Virginia has a five-year limit under Va. Code § 8.01-246(2) for breach of contract and a six-year limit under Va. Code § 8.01-243(B) for property damage. Don’t make the mistake of waiting to file your lawsuit until you need extra money; you should file as soon as it becomes clear that negotiation will not succeed.
The first step to initiating your lawsuit is figuring out where, exactly, to file your case. Virginia mandates that you sue the defendant either in the county court where the defendant is located (i.e. where its offices are), or where the event that is the basis for the lawsuit occurred (i.e. your home). Lawyers often prefer the “home court” advantage of suing in your home county, since judges might be marginally more favorable to residents. If you’re unsure of your county, Virginia’s court system offers a map on its website with each county clerk and related contact information.
Like all states, Virginia charges fees for filing a lawsuit. These fees vary between counties. Costs will generally be between $60 and $90. The court system website offers a calculation tool to determine your fees; simply select your county and scroll down to “Warrant in Debt – Small Claims,” and then fill in some specifics about your case.
Next, you’ll file your lawsuit. Most states call this a “complaint,” but Virginia uses the older nomenclature of a “Warrant in Debt.” (This essentially is a claim for money damages against the contractor, who is your debtor). You’ll see that the Warrant in Debt form can be filled out online, or it can be printed and brought physically to court.
The form asks information about you and the defendant contractor – names, addresses, and phone numbers. If your contractor is a business (rather than just an individual), you can search for the business’s official information through the State Corporation Commission website.
After these documents are filed, the clerk will send a copy to the contractor along with a notice to appear in court on a specified date. That will be the date when you each orally present your case to a judge.
Virginia’s court system describes small claims trials as “informal,” in the sense that each party is given an opportunity to describe his or her perspective in a narrative fashion. A good way to rehearse is by explaining your claim to a friend or family member, trying to get your statement down to roughly one or two minutes. Keep it simple and direct. Small claims court judges have large caseloads and see dozens of litigants every day. Avoid irrelevant facts. Make the judge’s job easier.
Beyond having a good oral presentation, you are entitled to bring evidence to court on your trial date.
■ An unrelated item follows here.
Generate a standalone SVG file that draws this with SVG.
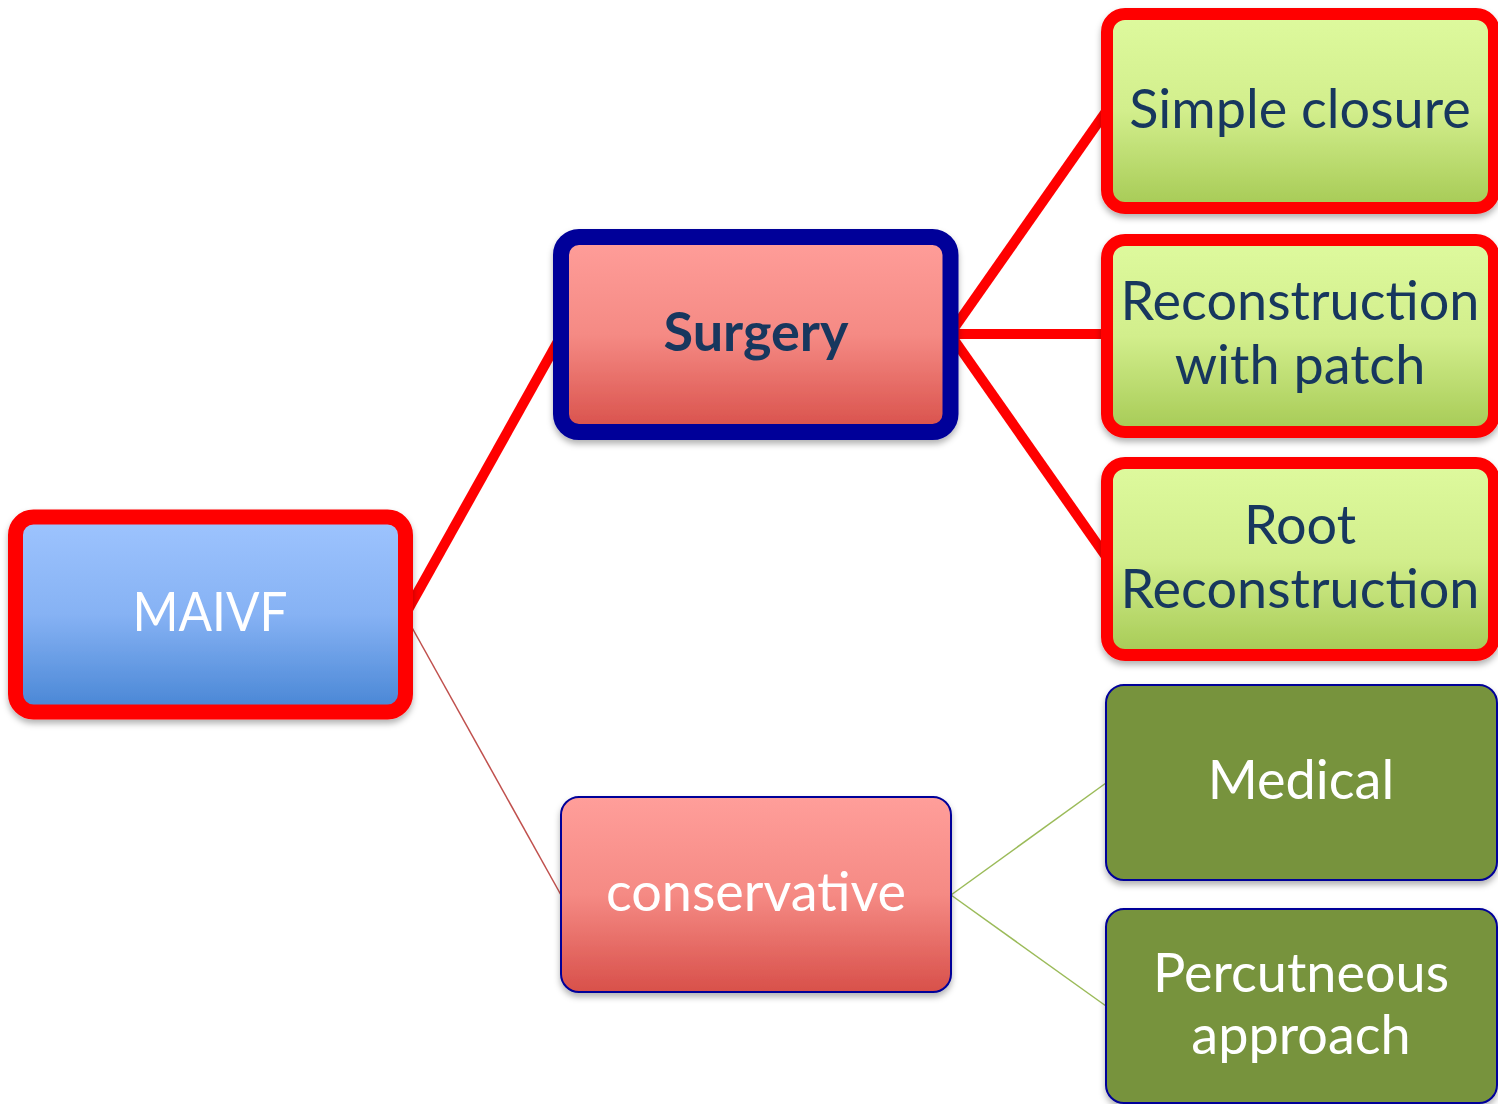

In the context of home improvement contractor litigation, the most important evidence will likely include: 1) Any written contracts between you and the contractor outlining the work he promised to perform, the timeline for performance, and the payment agreed upon; 2) Any proof of payments from you to the contractor, showing how much money you’ve already given him; 3) Any correspondence, such as emails or letters, that you’ve sent to the contractor outlining the facts of your dispute; 4) Photographs of your home before and after the construction work, especially photos that show shoddy workmanship.
In some circumstances, you might also bring witnesses with you to court to describe elements of the story to the judge.
What happens if you win your case? You might receive a judgment for all of the money you asked for, or you might be awarded some percentage of that money. (This could occur if, for example, the judge decided that your contractor had valid defenses or you were unable to prove the full extent of your claimed damages).
Either way, you’ll want to collect on the judgment. If the defendant – who is now called the “judgment debtor” in Virginia – is at all honorable, he will pay you fairly quickly.
If he does not, you’ll need to return to court and fill out further paperwork. While the procedure varies slightly from one county to the next, you’ll probably need to file a Garnishment Summons. This will notify the contractor of his default one final time, but will give you a legal avenue with which to attach assets in bank accounts. More often than not, though, the contractor will not want to risk his credit with banking institutions and the community, and will pay the debt to you directly.